── Source material
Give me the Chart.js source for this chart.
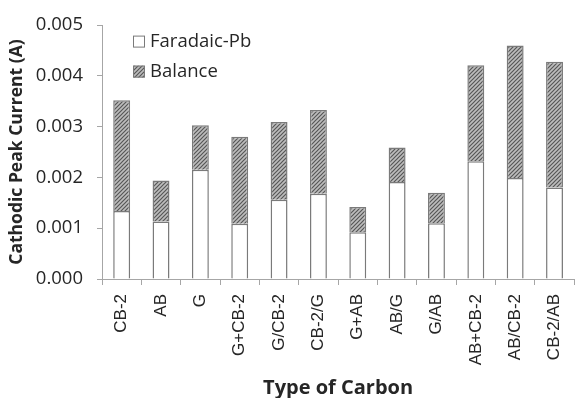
<!DOCTYPE html>
<html>
<head>
<meta charset="utf-8">
<script src="https://cdn.jsdelivr.net/npm/chart.js@4/dist/chart.umd.min.js"></script>
<style>
  html, body { margin: 0; padding: 0; background: #fff; overflow: hidden; }
  #wrap { width: 584px; height: 398px; }
</style>
</head>
<body>
<div id="wrap"><canvas id="c" width="584" height="398"></canvas></div>
<script>
// Carbon types along the x axis
const carbonTypes = ['CB-2', 'AB', 'G', 'G+CB-2', 'G/CB-2', 'CB-2/G', 'G+AB', 'AB/G', 'G/AB', 'AB+CB-2', 'AB/CB-2', 'CB-2/AB'];
// Faradaic Pb share of the cathodic peak current (A)
const faradaicPb = [0.00134, 0.00113, 0.00215, 0.00109, 0.00156, 0.00168, 0.00092, 0.00191, 0.00110, 0.00232, 0.00199, 0.00180];
// Remaining (balance) current stacked on top (A)
const balance = [0.00218, 0.00081, 0.00088, 0.00171, 0.00153, 0.00165, 0.00050, 0.00068, 0.00060, 0.00189, 0.00261, 0.00248];
// y axis tick values
const yTicks = [0, 0.001, 0.002, 0.003, 0.004, 0.005];

const FONT = '"Open Sans", Lato, sans-serif';
const CAT_FONT = '"Liberation Sans", Arial, sans-serif';
const TEXT = '#262626';
const AXIS = '#a6a6a6';
const EDGE = '#7a7a7a';

// diagonal hatch fill for the balance segments
function hatch() {
  const s = 4;
  const t = document.createElement('canvas');
  t.width = s; t.height = s;
  const g = t.getContext('2d');
  g.fillStyle = '#bdbdbd';
  g.fillRect(0, 0, s, s);
  g.strokeStyle = '#575757';
  g.lineWidth = 1.2;
  g.beginPath();
  g.moveTo(0, s); g.lineTo(s, 0);
  g.moveTo(-1, 1); g.lineTo(1, -1);
  g.moveTo(s - 1, s + 1); g.lineTo(s + 1, s - 1);
  g.stroke();
  return document.getElementById('c').getContext('2d').createPattern(t, 'repeat');
}
const hatchFill = hatch();

// legend drawn inside the plot, top-left
const insideLegend = {
  id: 'insideLegend',
  afterDraw(chart) {
    const { ctx, chartArea } = chart;
    const x0 = chartArea.left + 31;
    let y = chartArea.top + 16.5;
    ctx.save();
    chart.data.datasets.forEach((ds) => {
      ctx.fillStyle = ds.backgroundColor;
      ctx.fillRect(x0, y - 6, 12, 12);
      ctx.strokeStyle = EDGE;
      ctx.lineWidth = 1;
      ctx.strokeRect(x0 + 0.5, y - 5.5, 11, 11);
      ctx.fillStyle = TEXT;
      ctx.font = '18.5px ' + FONT;
      ctx.textBaseline = 'middle';
      ctx.textAlign = 'left';
      ctx.fillText(ds.label, x0 + 17, y);
      y += 30;
    });
    ctx.restore();
  }
};

new Chart(document.getElementById('c'), {
  type: 'bar',
  data: {
    labels: carbonTypes,
    datasets: [
      { label: 'Faradaic-Pb', data: faradaicPb, backgroundColor: '#ffffff', borderColor: EDGE, borderWidth: 1.5 },
      { label: 'Balance', data: balance, backgroundColor: hatchFill, borderColor: EDGE, borderWidth: 1.5 }
    ]
  },
  options: {
    responsive: false,
    animation: false,
    datasets: { bar: { categoryPercentage: 1, barPercentage: 0.43 } },
    layout: { padding: { top: 15, right: 2, left: 0, bottom: 0 } },
    plugins: { legend: { display: false }, tooltip: { enabled: false } },
    scales: {
      x: {
        stacked: true,
        grid: { display: true, offset: true, drawOnChartArea: false, color: AXIS, tickLength: 6, tickColor: AXIS },
        border: { color: AXIS, width: 1 },
        ticks: { color: TEXT, font: { family: CAT_FONT, size: 17 }, minRotation: 90, maxRotation: 90, padding: 9, autoSkip: false },
        title: { display: true, text: 'Type of Carbon', color: TEXT, font: { family: FONT, size: 20, weight: 'bold', lineHeight: 1 }, padding: { top: 0, bottom: 0 } },
        afterFit(scale) { scale.height = 119; }
      },
      y: {
        stacked: true,
        min: yTicks[0],
        max: yTicks[yTicks.length - 1],
        afterBuildTicks(scale) { scale.ticks = yTicks.map(v => ({ value: v })); },
        grid: { display: true, drawOnChartArea: false, color: AXIS, tickLength: 5, tickColor: AXIS },
        border: { color: AXIS, width: 1 },
        ticks: { color: TEXT, font: { family: FONT, size: 18.5 }, padding: 14, callback: v => Number(v).toFixed(3) },
        title: { display: true, text: 'Cathodic Peak Current (A)', color: TEXT, font: { family: FONT, size: 17.5, weight: 'bold', lineHeight: 1.2 }, padding: { top: 7, bottom: 0 } },
        afterFit(scale) { scale.width = 102; }
      }
    }
  },
  plugins: [insideLegend]
});
</script>
</body>
</html>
────
Aim of the task: Reproduce all of the data exactly; the pictures do not belong in the copy.

Problem solution:
Give me the Chart.js source for this chart.
<!DOCTYPE html>
<html>
<head>
<meta charset="utf-8">
<script src="https://cdn.jsdelivr.net/npm/chart.js@4/dist/chart.umd.min.js"></script>
<style>
  html, body { margin: 0; padding: 0; background: #fff; overflow: hidden; }
  #wrap { width: 584px; height: 398px; }
</style>
</head>
<body>
<div id="wrap"><canvas id="c" width="584" height="398"></canvas></div>
<script>
// Carbon types along the x axis
const carbonTypes = ['CB-2', 'AB', 'G', 'G+CB-2', 'G/CB-2', 'CB-2/G', 'G+AB', 'AB/G', 'G/AB', 'AB+CB-2', 'AB/CB-2', 'CB-2/AB'];
// Faradaic Pb share of the cathodic peak current (A)
const faradaicPb = [0.00134, 0.00113, 0.00215, 0.00109, 0.00156, 0.00168, 0.00092, 0.00191, 0.00110, 0.00232, 0.00199, 0.00180];
// Remaining (balance) current stacked on top (A)
const balance = [0.00218, 0.00081, 0.00088, 0.00171, 0.00153, 0.00165, 0.00050, 0.00068, 0.00060, 0.00189, 0.00261, 0.00248];
// y axis tick values
const yTicks = [0, 0.001, 0.002, 0.003, 0.004, 0.005];

const FONT = '"Open Sans", Lato, sans-serif';
const CAT_FONT = '"Liberation Sans", Arial, sans-serif';
const TEXT = '#262626';
const AXIS = '#a6a6a6';
const EDGE = '#7a7a7a';

// diagonal hatch fill for the balance segments
function hatch() {
  const s = 4;
  const t = document.createElement('canvas');
  t.width = s; t.height = s;
  const g = t.getContext('2d');
  g.fillStyle = '#bdbdbd';
  g.fillRect(0, 0, s, s);
  g.strokeStyle = '#575757';
  g.lineWidth = 1.2;
  g.beginPath();
  g.moveTo(0, s); g.lineTo(s, 0);
  g.moveTo(-1, 1); g.lineTo(1, -1);
  g.moveTo(s - 1, s + 1); g.lineTo(s + 1, s - 1);
  g.stroke();
  return document.getElementById('c').getContext('2d').createPattern(t, 'repeat');
}
const hatchFill = hatch();

// legend drawn inside the plot, top-left
const insideLegend = {
  id: 'insideLegend',
  afterDraw(chart) {
    const { ctx, chartArea } = chart;
    const x0 = chartArea.left + 31;
    let y = chartArea.top + 16.5;
    ctx.save();
    chart.data.datasets.forEach((ds) => {
      ctx.fillStyle = ds.backgroundColor;
      ctx.fillRect(x0, y - 6, 12, 12);
      ctx.strokeStyle = EDGE;
      ctx.lineWidth = 1;
      ctx.strokeRect(x0 + 0.5, y - 5.5, 11, 11);
      ctx.fillStyle = TEXT;
      ctx.font = '18.5px ' + FONT;
      ctx.textBaseline = 'middle';
      ctx.textAlign = 'left';
      ctx.fillText(ds.label, x0 + 17, y);
      y += 30;
    });
    ctx.restore();
  }
};

new Chart(document.getElementById('c'), {
  type: 'bar',
  data: {
    labels: carbonTypes,
    datasets: [
      { label: 'Faradaic-Pb', data: faradaicPb, backgroundColor: '#ffffff', borderColor: EDGE, borderWidth: 1.5 },
      { label: 'Balance', data: balance, backgroundColor: hatchFill, borderColor: EDGE, borderWidth: 1.5 }
    ]
  },
  options: {
    responsive: false,
    animation: false,
    datasets: { bar: { categoryPercentage: 1, barPercentage: 0.43 } },
    layout: { padding: { top: 15, right: 2, left: 0, bottom: 0 } },
    plugins: { legend: { display: false }, tooltip: { enabled: false } },
    scales: {
      x: {
        stacked: true,
        grid: { display: true, offset: true, drawOnChartArea: false, color: AXIS, tickLength: 6, tickColor: AXIS },
        border: { color: AXIS, width: 1 },
        ticks: { color: TEXT, font: { family: CAT_FONT, size: 17 }, minRotation: 90, maxRotation: 90, padding: 9, autoSkip: false },
        title: { display: true, text: 'Type of Carbon', color: TEXT, font: { family: FONT, size: 20, weight: 'bold', lineHeight: 1 }, padding: { top: 0, bottom: 0 } },
        afterFit(scale) { scale.height = 119; }
      },
      y: {
        stacked: true,
        min: yTicks[0],
        max: yTicks[yTicks.length - 1],
        afterBuildTicks(scale) { scale.ticks = yTicks.map(v => ({ value: v })); },
        grid: { display: true, drawOnChartArea: false, color: AXIS, tickLength: 5, tickColor: AXIS },
        border: { color: AXIS, width: 1 },
        ticks: { color: TEXT, font: { family: FONT, size: 18.5 }, padding: 14, callback: v => Number(v).toFixed(3) },
        title: { display: true, text: 'Cathodic Peak Current (A)', color: TEXT, font: { family: FONT, size: 17.5, weight: 'bold', lineHeight: 1.2 }, padding: { top: 7, bottom: 0 } },
        afterFit(scale) { scale.width = 102; }
      }
    }
  },
  plugins: [insideLegend]
});
</script>
</body>
</html>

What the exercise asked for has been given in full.